Minimal script template (with args)

#!/usr/bin/env python3
import json
import sys
import traceback


def parse_args(argv: list[str]) -> tuple[str, bool]:
    # Common repo pattern: key=value arguments
    text_field_name = "text"
    uppercase = False
    for token in argv:
        if "=" not in token:
            continue
        key, value = token.split("=", 1)
        if key == "text_field_name":
            text_field_name = value
        elif key == "uppercase":
            uppercase = value.lower() in {"1", "true", "yes"}
    return text_field_name, uppercase


def main() -> None:
    text_field_name, uppercase = parse_args(sys.argv[1:])
    records = json.loads(sys.stdin.read())

    if isinstance(records, dict):
        records = [records]

    for record in records:
        current_value = str(record.get(text_field_name, ""))
        record[text_field_name] = current_value.upper() if uppercase else current_value

    sys.stdout.buffer.write(
        json.dumps(records, ensure_ascii=False).encode("utf-8")
    )


if __name__ == "__main__":
    try:
        main()
    except Exception:
        traceback.print_exc(file=sys.stderr)
        sys.exit(1)

How args are passed to .py scripts

This repository primarily uses key=value tokens in Command Arguments, for example:

  • text_field_name=text

  • output_mode=base64

  • binary_field_name=binarydoc

You can see this pattern in scripts such as:

  • nifi/user_scripts/processors/clean_doc.py

  • nifi/user_scripts/processors/record_decompress_cerner_blob.py

  • nifi/user_scripts/processors/get_files_from_storage.py

Configure ExecuteStreamCommand

Recommended baseline properties:

  • Command Path: python3.11 (or your Python binary)
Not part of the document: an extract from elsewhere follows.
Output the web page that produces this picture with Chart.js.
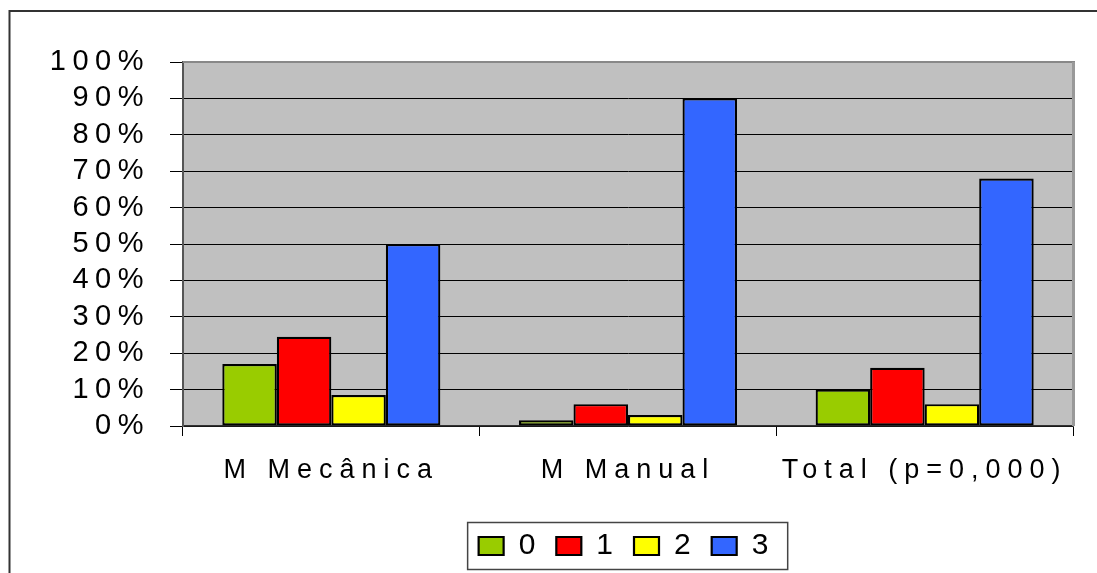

  • Command Arguments Strategy: Command Arguments Property

  • Working Directory: /opt/nifi/user_scripts/processors/

  • Ignore STDIN: false

  • Output Destination Attribute: leave empty (so output stays in FlowFile content)

Argument examples:

  • If Argument Delimiter is ;: clean_doc.py;text_field_name=text

  • If delimiter is whitespace: clean_doc.py text_field_name=text

Concrete example using clean_doc.py:

Processor: ExecuteStreamCommand
Command Path: python3.11
Command Arguments Strategy: Command Arguments Property
Working Directory: /opt/nifi/user_scripts/processors/
Argument Delimiter: ;
Command Arguments: clean_doc.py;text_field_name=text
Ignore STDIN: false
Output Destination Attribute: (empty)

Option 2: Python extension processors (FlowFileTransform)

Use this option when you want a first-class processor in the NiFi UI with explicit properties and relationships.

At minimum, extension processors in this repo follow this shape:

  • Class implements org.apache.nifi.python.processor.FlowFileTransform via nested Java class.

  • Nested ProcessorDetails with version metadata.

  • transform(...) entrypoint returns FlowFileTransformResult.

Reference implementations:

  • nifi/user_python_extensions/sample_processor.py

  • nifi/user_scripts/utils/nifi/base_nifi_processor.py

Imports, packaging, and runtime notes

  • PYTHONPATH is set to /opt/nifi/nifi-current/python/framework in deployment.

  • The image build installs package dependencies and local nifi modules into that framework path.

  • If you import shared modules from nifi.user_scripts, rebuild the NiFi image after code/dependency changes.

Quick local test before wiring in NiFi

Run a processor script locally with sample input:

echo '[{"text":"hello"}]' | python3 nifi/user_scripts/processors/clean_doc.py text_field_name=text

For binary streams, prefer:

sys.stdin.buffer.read()
sys.stdout.buffer.write(...)

Troubleshooting

  • Script not found: verify Command Path, Working Directory, and script filename.

  • Import errors: verify PYTHONPATH and rebuild image if package contents changed.

  • Unexpected empty output: ensure script writes to stdout and not only logs.

  • Routing to error/nonzero relationship: ensure exceptions print to stderr and process exits with non-zero code.